-- Exercise brief --
Retype each record below word for word. Leave the pictures out.

-- Supplied entries --

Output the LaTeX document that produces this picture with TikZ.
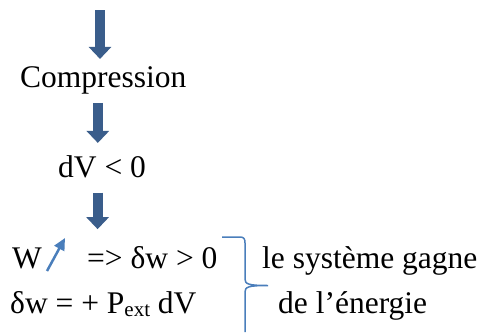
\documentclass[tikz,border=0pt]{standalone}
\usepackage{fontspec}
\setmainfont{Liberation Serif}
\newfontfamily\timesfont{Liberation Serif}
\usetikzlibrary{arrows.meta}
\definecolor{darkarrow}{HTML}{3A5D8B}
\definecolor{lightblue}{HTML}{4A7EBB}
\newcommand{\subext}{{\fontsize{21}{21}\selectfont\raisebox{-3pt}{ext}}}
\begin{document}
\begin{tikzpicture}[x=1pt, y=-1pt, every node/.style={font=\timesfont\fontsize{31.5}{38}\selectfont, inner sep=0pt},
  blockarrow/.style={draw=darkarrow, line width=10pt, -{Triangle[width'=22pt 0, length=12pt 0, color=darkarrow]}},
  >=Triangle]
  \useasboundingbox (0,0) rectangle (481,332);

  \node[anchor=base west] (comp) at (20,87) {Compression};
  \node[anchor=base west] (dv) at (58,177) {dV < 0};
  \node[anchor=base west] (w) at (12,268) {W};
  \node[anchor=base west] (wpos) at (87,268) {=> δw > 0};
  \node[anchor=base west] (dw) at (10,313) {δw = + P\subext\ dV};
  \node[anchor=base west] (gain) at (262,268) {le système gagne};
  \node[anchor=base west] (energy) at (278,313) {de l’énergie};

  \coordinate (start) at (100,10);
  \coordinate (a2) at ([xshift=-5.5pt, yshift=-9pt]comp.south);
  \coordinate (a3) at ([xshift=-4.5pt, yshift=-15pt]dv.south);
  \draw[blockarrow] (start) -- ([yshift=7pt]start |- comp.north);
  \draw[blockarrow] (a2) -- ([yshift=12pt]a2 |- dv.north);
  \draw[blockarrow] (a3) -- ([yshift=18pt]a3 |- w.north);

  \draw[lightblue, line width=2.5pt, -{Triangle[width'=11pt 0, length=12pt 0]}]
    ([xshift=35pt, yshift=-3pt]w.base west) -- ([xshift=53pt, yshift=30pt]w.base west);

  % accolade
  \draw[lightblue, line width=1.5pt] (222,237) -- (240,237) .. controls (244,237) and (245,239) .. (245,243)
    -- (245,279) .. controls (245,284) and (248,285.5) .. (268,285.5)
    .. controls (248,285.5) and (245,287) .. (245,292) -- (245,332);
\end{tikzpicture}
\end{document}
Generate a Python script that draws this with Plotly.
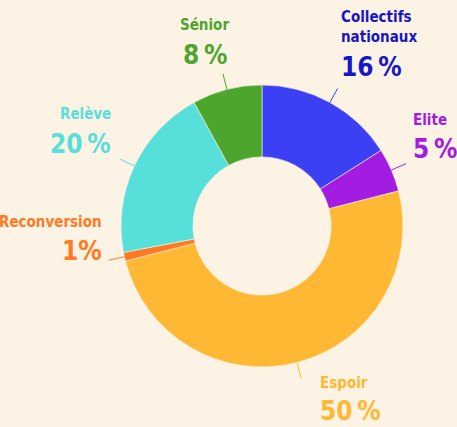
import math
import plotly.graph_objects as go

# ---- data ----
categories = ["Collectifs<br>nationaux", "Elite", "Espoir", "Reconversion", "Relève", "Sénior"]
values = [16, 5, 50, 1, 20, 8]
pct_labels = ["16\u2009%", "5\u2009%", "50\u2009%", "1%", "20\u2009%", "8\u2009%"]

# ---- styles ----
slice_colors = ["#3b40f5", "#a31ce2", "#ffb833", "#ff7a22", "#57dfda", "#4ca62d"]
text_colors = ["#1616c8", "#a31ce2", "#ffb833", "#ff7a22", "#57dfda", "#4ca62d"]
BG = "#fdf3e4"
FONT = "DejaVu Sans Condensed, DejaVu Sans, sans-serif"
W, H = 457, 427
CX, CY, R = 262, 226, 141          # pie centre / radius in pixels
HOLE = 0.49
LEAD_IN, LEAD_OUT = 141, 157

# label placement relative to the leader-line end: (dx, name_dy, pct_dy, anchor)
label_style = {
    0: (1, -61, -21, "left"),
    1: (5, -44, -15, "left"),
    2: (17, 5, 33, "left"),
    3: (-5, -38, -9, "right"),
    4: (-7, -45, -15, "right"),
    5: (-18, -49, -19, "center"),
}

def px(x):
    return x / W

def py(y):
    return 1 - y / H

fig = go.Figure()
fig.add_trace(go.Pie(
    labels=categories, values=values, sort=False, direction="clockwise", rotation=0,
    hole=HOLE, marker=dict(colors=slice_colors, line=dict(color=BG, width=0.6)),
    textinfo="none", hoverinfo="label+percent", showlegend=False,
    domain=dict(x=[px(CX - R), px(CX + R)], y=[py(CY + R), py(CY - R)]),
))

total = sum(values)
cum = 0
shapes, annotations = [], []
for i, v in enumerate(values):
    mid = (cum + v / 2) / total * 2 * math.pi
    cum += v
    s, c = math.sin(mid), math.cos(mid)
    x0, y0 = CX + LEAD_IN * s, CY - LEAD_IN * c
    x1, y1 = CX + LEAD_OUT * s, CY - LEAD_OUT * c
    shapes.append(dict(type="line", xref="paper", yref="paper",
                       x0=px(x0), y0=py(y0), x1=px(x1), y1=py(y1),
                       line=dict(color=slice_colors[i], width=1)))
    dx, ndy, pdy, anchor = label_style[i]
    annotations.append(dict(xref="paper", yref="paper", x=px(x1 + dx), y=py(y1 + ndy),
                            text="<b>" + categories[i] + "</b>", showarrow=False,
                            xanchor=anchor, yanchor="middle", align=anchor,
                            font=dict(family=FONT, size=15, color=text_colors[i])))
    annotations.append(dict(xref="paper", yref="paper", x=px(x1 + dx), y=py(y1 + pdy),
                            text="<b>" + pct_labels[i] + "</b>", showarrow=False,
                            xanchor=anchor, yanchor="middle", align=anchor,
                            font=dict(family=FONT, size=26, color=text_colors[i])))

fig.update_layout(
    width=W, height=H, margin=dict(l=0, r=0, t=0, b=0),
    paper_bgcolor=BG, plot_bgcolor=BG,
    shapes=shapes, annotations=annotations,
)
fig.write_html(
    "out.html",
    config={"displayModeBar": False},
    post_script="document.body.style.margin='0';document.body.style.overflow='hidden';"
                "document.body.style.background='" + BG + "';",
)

-- The output --
Output the LaTeX document that produces this picture with TikZ.
\documentclass[tikz,border=0pt]{standalone}
\usepackage{fontspec}
\setmainfont{Liberation Serif}
\newfontfamily\timesfont{Liberation Serif}
\usetikzlibrary{arrows.meta}
\definecolor{darkarrow}{HTML}{3A5D8B}
\definecolor{lightblue}{HTML}{4A7EBB}
\newcommand{\subext}{{\fontsize{21}{21}\selectfont\raisebox{-3pt}{ext}}}
\begin{document}
\begin{tikzpicture}[x=1pt, y=-1pt, every node/.style={font=\timesfont\fontsize{31.5}{38}\selectfont, inner sep=0pt},
  blockarrow/.style={draw=darkarrow, line width=10pt, -{Triangle[width'=22pt 0, length=12pt 0, color=darkarrow]}},
  >=Triangle]
  \useasboundingbox (0,0) rectangle (481,332);

  \node[anchor=base west] (comp) at (20,87) {Compression};
  \node[anchor=base west] (dv) at (58,177) {dV < 0};
  \node[anchor=base west] (w) at (12,268) {W};
  \node[anchor=base west] (wpos) at (87,268) {=> δw > 0};
  \node[anchor=base west] (dw) at (10,313) {δw = + P\subext\ dV};
  \node[anchor=base west] (gain) at (262,268) {le système gagne};
  \node[anchor=base west] (energy) at (278,313) {de l’énergie};

  \coordinate (start) at (100,10);
  \coordinate (a2) at ([xshift=-5.5pt, yshift=-9pt]comp.south);
  \coordinate (a3) at ([xshift=-4.5pt, yshift=-15pt]dv.south);
  \draw[blockarrow] (start) -- ([yshift=7pt]start |- comp.north);
  \draw[blockarrow] (a2) -- ([yshift=12pt]a2 |- dv.north);
  \draw[blockarrow] (a3) -- ([yshift=18pt]a3 |- w.north);

  \draw[lightblue, line width=2.5pt, -{Triangle[width'=11pt 0, length=12pt 0]}]
    ([xshift=35pt, yshift=-3pt]w.base west) -- ([xshift=53pt, yshift=30pt]w.base west);

  % accolade
  \draw[lightblue, line width=1.5pt] (222,237) -- (240,237) .. controls (244,237) and (245,239) .. (245,243)
    -- (245,279) .. controls (245,284) and (248,285.5) .. (268,285.5)
    .. controls (248,285.5) and (245,287) .. (245,292) -- (245,332);
\end{tikzpicture}
\end{document}
Generate a Python script that draws this with Plotly.
import math
import plotly.graph_objects as go

# ---- data ----
categories = ["Collectifs<br>nationaux", "Elite", "Espoir", "Reconversion", "Relève", "Sénior"]
values = [16, 5, 50, 1, 20, 8]
pct_labels = ["16\u2009%", "5\u2009%", "50\u2009%", "1%", "20\u2009%", "8\u2009%"]

# ---- styles ----
slice_colors = ["#3b40f5", "#a31ce2", "#ffb833", "#ff7a22", "#57dfda", "#4ca62d"]
text_colors = ["#1616c8", "#a31ce2", "#ffb833", "#ff7a22", "#57dfda", "#4ca62d"]
BG = "#fdf3e4"
FONT = "DejaVu Sans Condensed, DejaVu Sans, sans-serif"
W, H = 457, 427
CX, CY, R = 262, 226, 141          # pie centre / radius in pixels
HOLE = 0.49
LEAD_IN, LEAD_OUT = 141, 157

# label placement relative to the leader-line end: (dx, name_dy, pct_dy, anchor)
label_style = {
    0: (1, -61, -21, "left"),
    1: (5, -44, -15, "left"),
    2: (17, 5, 33, "left"),
    3: (-5, -38, -9, "right"),
    4: (-7, -45, -15, "right"),
    5: (-18, -49, -19, "center"),
}

def px(x):
    return x / W

def py(y):
    return 1 - y / H

fig = go.Figure()
fig.add_trace(go.Pie(
    labels=categories, values=values, sort=False, direction="clockwise", rotation=0,
    hole=HOLE, marker=dict(colors=slice_colors, line=dict(color=BG, width=0.6)),
    textinfo="none", hoverinfo="label+percent", showlegend=False,
    domain=dict(x=[px(CX - R), px(CX + R)], y=[py(CY + R), py(CY - R)]),
))

total = sum(values)
cum = 0
shapes, annotations = [], []
for i, v in enumerate(values):
    mid = (cum + v / 2) / total * 2 * math.pi
    cum += v
    s, c = math.sin(mid), math.cos(mid)
    x0, y0 = CX + LEAD_IN * s, CY - LEAD_IN * c
    x1, y1 = CX + LEAD_OUT * s, CY - LEAD_OUT * c
    shapes.append(dict(type="line", xref="paper", yref="paper",
                       x0=px(x0), y0=py(y0), x1=px(x1), y1=py(y1),
                       line=dict(color=slice_colors[i], width=1)))
    dx, ndy, pdy, anchor = label_style[i]
    annotations.append(dict(xref="paper", yref="paper", x=px(x1 + dx), y=py(y1 + ndy),
                            text="<b>" + categories[i] + "</b>", showarrow=False,
                            xanchor=anchor, yanchor="middle", align=anchor,
                            font=dict(family=FONT, size=15, color=text_colors[i])))
    annotations.append(dict(xref="paper", yref="paper", x=px(x1 + dx), y=py(y1 + pdy),
                            text="<b>" + pct_labels[i] + "</b>", showarrow=False,
                            xanchor=anchor, yanchor="middle", align=anchor,
                            font=dict(family=FONT, size=26, color=text_colors[i])))

fig.update_layout(
    width=W, height=H, margin=dict(l=0, r=0, t=0, b=0),
    paper_bgcolor=BG, plot_bgcolor=BG,
    shapes=shapes, annotations=annotations,
)
fig.write_html(
    "out.html",
    config={"displayModeBar": False},
    post_script="document.body.style.margin='0';document.body.style.overflow='hidden';"
                "document.body.style.background='" + BG + "';",
)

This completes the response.